Request. Your task is to give the listing below back word for word, pictures excluded.

Dataset excerpt.
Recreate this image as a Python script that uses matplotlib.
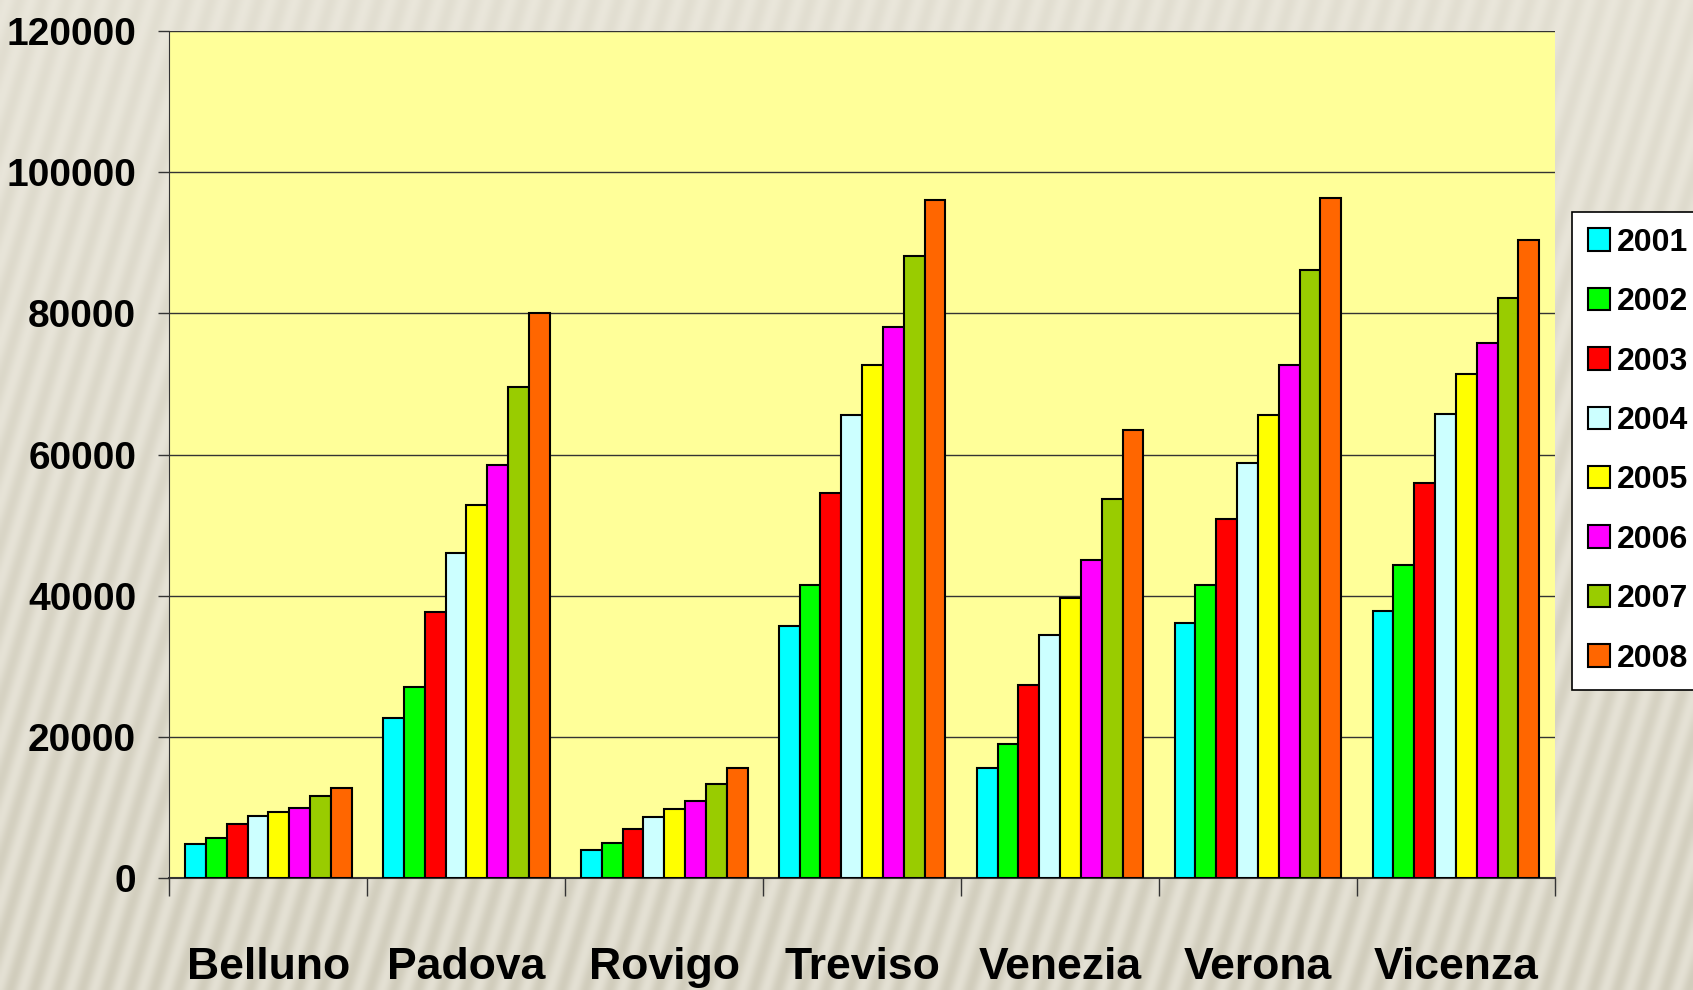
import numpy as np
import matplotlib.pyplot as plt
from matplotlib.patches import Patch
from matplotlib.colors import LinearSegmentedColormap

provinces = ["Belluno", "Padova", "Rovigo", "Treviso", "Venezia", "Verona", "Vicenza"]
years = ["2001", "2002", "2003", "2004", "2005", "2006", "2007", "2008"]

v2001 = [4750, 22650, 3980, 35660, 15610, 36120, 37800]
v2002 = [5660, 27090, 4900, 41480, 18980, 41480, 44390]
v2003 = [7650, 37650, 6890, 54490, 27400, 50810, 56020]
v2004 = [8720, 46070, 8570, 65660, 34440, 58770, 65820]
v2005 = [9340, 52800, 9800, 72700, 39640, 65660, 71480]
v2006 = [9950, 58470, 10870, 78060, 45000, 72700, 75770]
v2007 = [11630, 69640, 13320, 88160, 53720, 86170, 82190]
v2008 = [12700, 80000, 15610, 96120, 63520, 96430, 90460]
series = [v2001, v2002, v2003, v2004, v2005, v2006, v2007, v2008]

colors = ["#00FFFF", "#00FF00", "#FF0000", "#CCFFFF",
          "#FFFF00", "#FF00FF", "#99CC00", "#FF6600"]

plt.rcParams["font.family"] = ["Liberation Sans", "DejaVu Sans"]
plt.rcParams["font.weight"] = "bold"

fig = plt.figure(figsize=(16.93, 9.90), dpi=100, facecolor="#ebe8dc")

# soft diagonal stripes in the backdrop
bg = fig.add_axes([0, 0, 1, 1], zorder=-10)
yy, xx = np.mgrid[0:495, 0:847]
stripes = np.sin((xx + yy * 0.3) * 2 * np.pi / 12.0)
shade = 0.2 + 0.3 * (yy / 495.0)
texture = stripes * shade - 0.6 * (yy / 495.0)
cmap = LinearSegmentedColormap.from_list("beige", ["#cfcbba", "#f1eee4"])
bg.imshow(texture, cmap=cmap, vmin=-1.2, vmax=0.6, aspect="auto",
          interpolation="bilinear")
bg.axis("off")

ax = fig.add_axes([0.1001, 0.1133, 0.8183, 0.8551])
ax.set_facecolor("#FFFF99")

n = len(years)
width = 1.0 / (n + 1.5)
x = np.arange(len(provinces))
for i, vals in enumerate(series):
    ax.bar(x + (i - (n - 1) / 2) * width, vals, width, color=colors[i],
           edgecolor="black", linewidth=1.5, zorder=3)

ax.set_xlim(-0.5, len(provinces) - 0.5)
ax.set_ylim(0, 120000)
ax.set_yticks(range(0, 120001, 20000))
ax.grid(axis="y", color="#333333", linewidth=1.0, zorder=0)

ax.set_xticks(x)
ax.set_xticklabels(provinces)
ax.set_xticks(np.arange(-0.5, len(provinces)), minor=True)
ax.tick_params(axis="x", which="major", length=0, pad=50, labelsize=32)
ax.tick_params(axis="x", which="minor", length=13, width=1, color="#333333")
ax.tick_params(axis="y", length=8, width=1, color="#333333", pad=16, labelsize=28)

for s in ["top", "right"]:
    ax.spines[s].set_visible(False)
ax.spines["left"].set_color("#333333")
ax.spines["bottom"].set_color("#333333")
ax.spines["bottom"].set_linewidth(1.5)

handles = [Patch(facecolor=c, edgecolor="black", linewidth=1.5) for c in colors]
leg = fig.legend(handles, years, loc="upper left", bbox_to_anchor=(0.9285, 0.786),
                 fontsize=23, frameon=True, fancybox=False, edgecolor="black",
                 framealpha=1, handlelength=0.7, handleheight=0.7, handletextpad=0.22,
                 labelspacing=0.92, borderpad=0.5, borderaxespad=0)
leg.get_frame().set_linewidth(1.2)

fig.savefig("out.png", dpi=100, facecolor=fig.get_facecolor())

Problem solution.
Recreate this image as a Python script that uses matplotlib.
import numpy as np
import matplotlib.pyplot as plt
from matplotlib.patches import Patch
from matplotlib.colors import LinearSegmentedColormap

provinces = ["Belluno", "Padova", "Rovigo", "Treviso", "Venezia", "Verona", "Vicenza"]
years = ["2001", "2002", "2003", "2004", "2005", "2006", "2007", "2008"]

v2001 = [4750, 22650, 3980, 35660, 15610, 36120, 37800]
v2002 = [5660, 27090, 4900, 41480, 18980, 41480, 44390]
v2003 = [7650, 37650, 6890, 54490, 27400, 50810, 56020]
v2004 = [8720, 46070, 8570, 65660, 34440, 58770, 65820]
v2005 = [9340, 52800, 9800, 72700, 39640, 65660, 71480]
v2006 = [9950, 58470, 10870, 78060, 45000, 72700, 75770]
v2007 = [11630, 69640, 13320, 88160, 53720, 86170, 82190]
v2008 = [12700, 80000, 15610, 96120, 63520, 96430, 90460]
series = [v2001, v2002, v2003, v2004, v2005, v2006, v2007, v2008]

colors = ["#00FFFF", "#00FF00", "#FF0000", "#CCFFFF",
          "#FFFF00", "#FF00FF", "#99CC00", "#FF6600"]

plt.rcParams["font.family"] = ["Liberation Sans", "DejaVu Sans"]
plt.rcParams["font.weight"] = "bold"

fig = plt.figure(figsize=(16.93, 9.90), dpi=100, facecolor="#ebe8dc")

# soft diagonal stripes in the backdrop
bg = fig.add_axes([0, 0, 1, 1], zorder=-10)
yy, xx = np.mgrid[0:495, 0:847]
stripes = np.sin((xx + yy * 0.3) * 2 * np.pi / 12.0)
shade = 0.2 + 0.3 * (yy / 495.0)
texture = stripes * shade - 0.6 * (yy / 495.0)
cmap = LinearSegmentedColormap.from_list("beige", ["#cfcbba", "#f1eee4"])
bg.imshow(texture, cmap=cmap, vmin=-1.2, vmax=0.6, aspect="auto",
          interpolation="bilinear")
bg.axis("off")

ax = fig.add_axes([0.1001, 0.1133, 0.8183, 0.8551])
ax.set_facecolor("#FFFF99")

n = len(years)
width = 1.0 / (n + 1.5)
x = np.arange(len(provinces))
for i, vals in enumerate(series):
    ax.bar(x + (i - (n - 1) / 2) * width, vals, width, color=colors[i],
           edgecolor="black", linewidth=1.5, zorder=3)

ax.set_xlim(-0.5, len(provinces) - 0.5)
ax.set_ylim(0, 120000)
ax.set_yticks(range(0, 120001, 20000))
ax.grid(axis="y", color="#333333", linewidth=1.0, zorder=0)

ax.set_xticks(x)
ax.set_xticklabels(provinces)
ax.set_xticks(np.arange(-0.5, len(provinces)), minor=True)
ax.tick_params(axis="x", which="major", length=0, pad=50, labelsize=32)
ax.tick_params(axis="x", which="minor", length=13, width=1, color="#333333")
ax.tick_params(axis="y", length=8, width=1, color="#333333", pad=16, labelsize=28)

for s in ["top", "right"]:
    ax.spines[s].set_visible(False)
ax.spines["left"].set_color("#333333")
ax.spines["bottom"].set_color("#333333")
ax.spines["bottom"].set_linewidth(1.5)

handles = [Patch(facecolor=c, edgecolor="black", linewidth=1.5) for c in colors]
leg = fig.legend(handles, years, loc="upper left", bbox_to_anchor=(0.9285, 0.786),
                 fontsize=23, frameon=True, fancybox=False, edgecolor="black",
                 framealpha=1, handlelength=0.7, handleheight=0.7, handletextpad=0.22,
                 labelspacing=0.92, borderpad=0.5, borderaxespad=0)
leg.get_frame().set_linewidth(1.2)

fig.savefig("out.png", dpi=100, facecolor=fig.get_facecolor())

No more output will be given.